May be the The New Colossus on the Statue of Liberty no longer applies like it did 150 years ago "Give me your tired, your poor, Your huddled masses yearning to breathe free..." We're no longer a largely agrarian society where subsistence farming can raise a family.

I also recall that the first effect of the NAFTA agreement was to export cheap agricultural food imports from America, leading to food prices dropping to the point that subsistence farmers of Mexico couldn't make a living, and they were forced to move their families to the cities where their income could be higher, but their cost of living increased more. And I suppose the migration to the U.S., legally and undocumented also was a search for opportunity, and low skill work means cheap labor for food harvesting that can't yet be done by machines, and still again, a land where the cost of living is higher, so people doing "needed work" still can't earn an income to raise children above poverty.

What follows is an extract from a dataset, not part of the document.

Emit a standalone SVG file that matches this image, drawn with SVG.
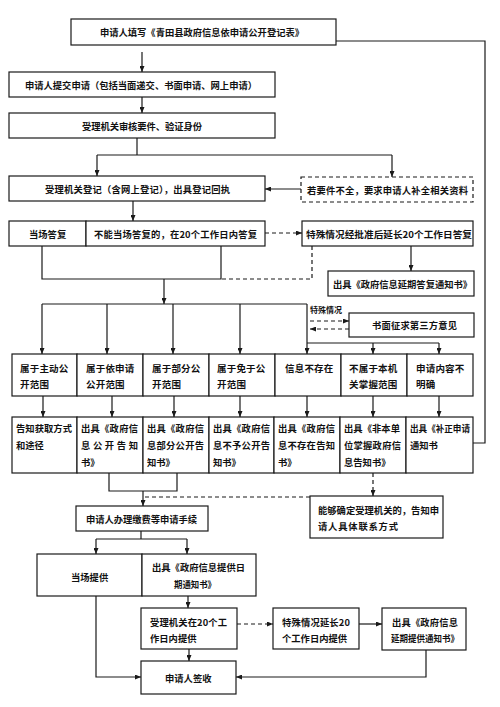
<svg xmlns="http://www.w3.org/2000/svg" width="500" height="707" viewBox="0 0 500 707">
<defs>
<marker id="ah" viewBox="0 0 10 10" refX="10" refY="5" markerWidth="6" markerHeight="5" markerUnits="userSpaceOnUse" orient="auto" preserveAspectRatio="none"><path d="M0,0 L10,5 L0,10 z" fill="#1a1a1a"/></marker>
<style>
rect{fill:#fff;stroke:#1a1a1a;stroke-width:1.2}
rect.d{stroke-dasharray:4 3}
text{font-family:"Noto Sans CJK SC","Noto Sans CJK JP",sans-serif;font-size:9.3px;fill:#111;dominant-baseline:central;font-weight:bold}
text.m{font-size:9.5px;letter-spacing:0.2px}
text.s{font-size:8px}
#connectors path,#connectors line,#connectors polyline{fill:none;stroke:#1a1a1a;stroke-width:1.2}
#connectors .d{stroke-dasharray:4 3}
#connectors .a{marker-end:url(#ah)}
</style>
</defs>
<rect x="0" y="0" width="500" height="707" style="fill:#fff;stroke:none"/>

<g id="connectors">
<polyline points="336,41 485,41 485,443 473,443"/>
<line class="a" x1="142" y1="52" x2="142" y2="72"/>
<line class="a" x1="142" y1="97" x2="142" y2="113"/>
<line x1="137" y1="138" x2="137" y2="155"/>
<line x1="97" y1="155" x2="392" y2="155"/>
<line class="a" x1="97" y1="155" x2="97" y2="176"/>
<line class="a" x1="392" y1="155" x2="392" y2="177"/>
<line class="a" x1="301" y1="189" x2="265" y2="189"/>
<line class="a" x1="133" y1="201" x2="133" y2="221"/>
<line class="a d" x1="265" y1="233" x2="302" y2="233"/>
<line class="a" x1="411" y1="246" x2="411" y2="271"/>
<polyline points="42,246 42,279 221,279 221,246"/>
<polyline class="d" points="312,246 312,279 221,279"/>
<line class="a" x1="164" y1="279" x2="164" y2="304"/>
<line x1="42" y1="304" x2="307" y2="304"/>
<line class="a" x1="42" y1="304" x2="42" y2="354"/>
<line class="a" x1="107" y1="304" x2="107" y2="354"/>
<line class="a" x1="173" y1="304" x2="173" y2="354"/>
<line class="a" x1="240" y1="304" x2="240" y2="354"/>
<line class="a" x1="307" y1="304" x2="307" y2="354"/>
<line x1="307" y1="343" x2="439" y2="343"/>
<line class="a" x1="373" y1="343" x2="373" y2="354"/>
<line class="a" x1="439" y1="343" x2="439" y2="354"/>
<line class="a d" x1="310" y1="321" x2="349" y2="321"/>
<line class="a d" x1="349" y1="329" x2="310" y2="329"/>
<line class="a" x1="43" y1="396" x2="43" y2="417"/>
<line class="a" x1="112" y1="396" x2="112" y2="417"/>
<line class="a" x1="174" y1="396" x2="174" y2="417"/>
<line class="a" x1="240" y1="396" x2="240" y2="417"/>
<line class="a" x1="307" y1="396" x2="307" y2="417"/>
<line class="a" x1="373" y1="396" x2="373" y2="417"/>
<line class="a" x1="439" y1="396" x2="439" y2="417"/>
<polyline points="109,473 109,491 177,491 177,473"/>
<line class="a" x1="143" y1="491" x2="143" y2="506"/>
<line class="a d" x1="373" y1="473" x2="373" y2="496"/>
<line class="d" x1="310" y1="497" x2="143" y2="497"/>
<line x1="141" y1="531" x2="141" y2="539"/>
<line x1="96" y1="539" x2="187" y2="539"/>
<line class="a" x1="96" y1="539" x2="96" y2="554"/>
<line class="a" x1="187" y1="539" x2="187" y2="554"/>
<line class="a" x1="188" y1="596" x2="188" y2="608"/>
<line class="a d" x1="237" y1="624" x2="273" y2="624"/>
<line class="a" x1="359" y1="624" x2="382" y2="624"/>
<line class="a" x1="189" y1="649" x2="189" y2="661"/>
<polyline class="a" points="426,650 426,677 236,677"/>
<polyline class="a" points="96,596 96,677 141,677"/>
</g>

<g id="n-fill"><rect x="71" y="19" width="265" height="26"/><text x="100" y="32" textLength="204">申请人填写《青田县政府信息依申请公开登记表》</text></g>
<g id="n-submit"><rect x="9" y="72" width="266" height="25"/><text x="25" y="84.5" textLength="232">申请人提交申请（包括当面递交、书面申请、网上申请）</text></g>
<g id="n-review"><rect x="9" y="113" width="266" height="25"/><text x="82" y="125.5" textLength="120">受理机关审核要件、验证身份</text></g>
<g id="n-register"><rect x="9" y="176" width="256" height="25"/><text x="45" y="188.5" textLength="185">受理机关登记（含网上登记），出具登记回执</text></g>
<g id="n-incomplete"><rect class="d" x="301" y="177" width="172" height="25"/><text x="307" y="189.5" textLength="161">若要件不全，要求申请人补全相关资料</text></g>
<g id="n-spot"><rect x="9" y="221" width="77" height="25"/><text x="29" y="233.5">当场答复</text></g>
<g id="n-20days"><rect x="86" y="221" width="179" height="25"/><text x="94" y="233.5" textLength="163">不能当场答复的，在20个工作日内答复</text></g>
<g id="n-extend"><rect x="302" y="221" width="171" height="25"/><text x="306" y="233.5" textLength="166" lengthAdjust="spacingAndGlyphs">特殊情况经批准后延长20个工作日答复</text></g>
<g id="n-delaynotice"><rect x="328" y="271" width="146" height="25"/><text x="333" y="283.5" textLength="139">出具《政府信息延期答复通知书》</text></g>
<g id="n-special"><text class="s" x="310" y="309">特殊情况</text></g>
<g id="n-third"><rect x="349" y="313" width="125" height="24"/><text x="372" y="325" textLength="85">书面征求第三方意见</text></g>

<g id="n-c1"><rect x="12" y="354" width="65" height="42"/><text class="m" x="20" y="368">属于主动公</text><text class="m" x="20" y="384">开范围</text></g>
<g id="n-c2"><rect x="77" y="354" width="66" height="42"/><text class="m" x="86" y="368">属于依申请</text><text class="m" x="86" y="384">公开范围</text></g>
<g id="n-c3"><rect x="143" y="354" width="66" height="42"/><text class="m" x="152" y="368">属于部分公</text><text class="m" x="152" y="384">开范围</text></g>
<g id="n-c4"><rect x="209" y="354" width="66" height="42"/><text class="m" x="217" y="368">属于免于公</text><text class="m" x="217" y="384">开范围</text></g>
<g id="n-c5"><rect x="275" y="354" width="66" height="42"/><text class="m" x="285" y="368">信息不存在</text></g>
<g id="n-c6"><rect x="341" y="354" width="66" height="42"/><text class="m" x="349" y="368">不属于本机</text><text class="m" x="349" y="384">关掌握范围</text></g>
<g id="n-c7"><rect x="407" y="354" width="66" height="42"/><text class="m" x="416" y="368">申请内容不</text><text class="m" x="416" y="384">明确</text></g>

<g id="n-r1"><rect x="12" y="417" width="65" height="56"/><text x="16" y="428" textLength="56">告知获取方式</text><text x="16" y="445">和途径</text></g>
<g id="n-r2"><rect x="77" y="417" width="66" height="56"/><text x="81" y="428" textLength="57">出具《政府信</text><text x="81" y="445" textLength="57">息公开告知</text><text x="81" y="462">书》</text></g>
<g id="n-r3"><rect x="143" y="417" width="66" height="56"/><text x="147" y="428" textLength="57">出具《政府信</text><text x="147" y="445" textLength="57">息部分公开告</text><text x="147" y="462">知书》</text></g>
<g id="n-r4"><rect x="209" y="417" width="65" height="56"/><text x="213" y="428" textLength="57">出具《政府信</text><text x="213" y="445" textLength="57">息不予公开告</text><text x="213" y="462">知书》</text></g>
<g id="n-r5"><rect x="274" y="417" width="66" height="56"/><text x="278" y="428" textLength="57">出具《政府信</text><text x="278" y="445" textLength="57">息不存在告知</text><text x="278" y="462">书》</text></g>
<g id="n-r6"><rect x="340" y="417" width="66" height="56"/><text x="344" y="428" textLength="56">出具《非本单</text><text x="344" y="445" textLength="57">位掌握政府信</text><text x="344" y="462">息告知书》</text></g>
<g id="n-r7"><rect x="406" y="417" width="67" height="56"/><text x="410" y="428" textLength="60" lengthAdjust="spacingAndGlyphs">出具《补正申请</text><text x="410" y="445">通知书</text></g>

<g id="n-contact"><rect x="310" y="496" width="133" height="42"/><text x="318" y="510" textLength="121">能够确定受理机关的，告知申</text><text x="318" y="526" textLength="80">请人具体联系方式</text></g>
<g id="n-fee"><rect x="76" y="506" width="132" height="25"/><text x="86" y="518.5" textLength="111">申请人办理缴费等申请手续</text></g>
<g id="n-provide"><rect x="37" y="554" width="105" height="42"/><text x="71" y="577">当场提供</text></g>
<g id="n-datenotice"><rect x="142" y="554" width="114" height="42"/><text x="152" y="567" textLength="93">出具《政府信息提供日</text><text x="174" y="584" textLength="42" lengthAdjust="spacingAndGlyphs">期通知书》</text></g>
<g id="n-in20"><rect x="141" y="608" width="96" height="41"/><text x="150" y="622" textLength="77">受理机关在20个工</text><text x="150" y="638">作日内提供</text></g>
<g id="n-ext20"><rect x="273" y="608" width="86" height="41"/><text x="282" y="622" textLength="68">特殊情况延长20</text><text x="282" y="638">个工作日内提供</text></g>
<g id="n-provdelay"><rect x="382" y="608" width="84" height="42"/><text x="392" y="622" textLength="66">出具《政府信息</text><text x="391" y="638" textLength="68" lengthAdjust="spacingAndGlyphs">延期提供通知书》</text></g>
<g id="n-sign"><rect x="141" y="661" width="95" height="33"/><text x="165" y="678">申请人签收</text></g>
</svg>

So maybe the answer is that we need to keep low-skill laborers out of the country, and then crops will go unpicked until growers are willing to pay enough that domestic workers are willing to do the necessary work.

In any case, it seems unlikely that uneducated parents who do such menial work have no aspirations for their children to find better work. The opposite seems more likely.

Ares Olympus said...

TW, do I get to be a Leftist? You'll have to tell my friends. I guess neo-Mathusians can be on the left and the right.

Anyway if Leftists believe primarily in family planning and the equal access to education for girls and Rightists believe primarily in borders and guns to protect ourselves from the illiterate masses, I'd put at least as much money on the first as the second. And I am glad the new Pope said people no longer need to breed like rabbits, and Latin America is largely Catholic.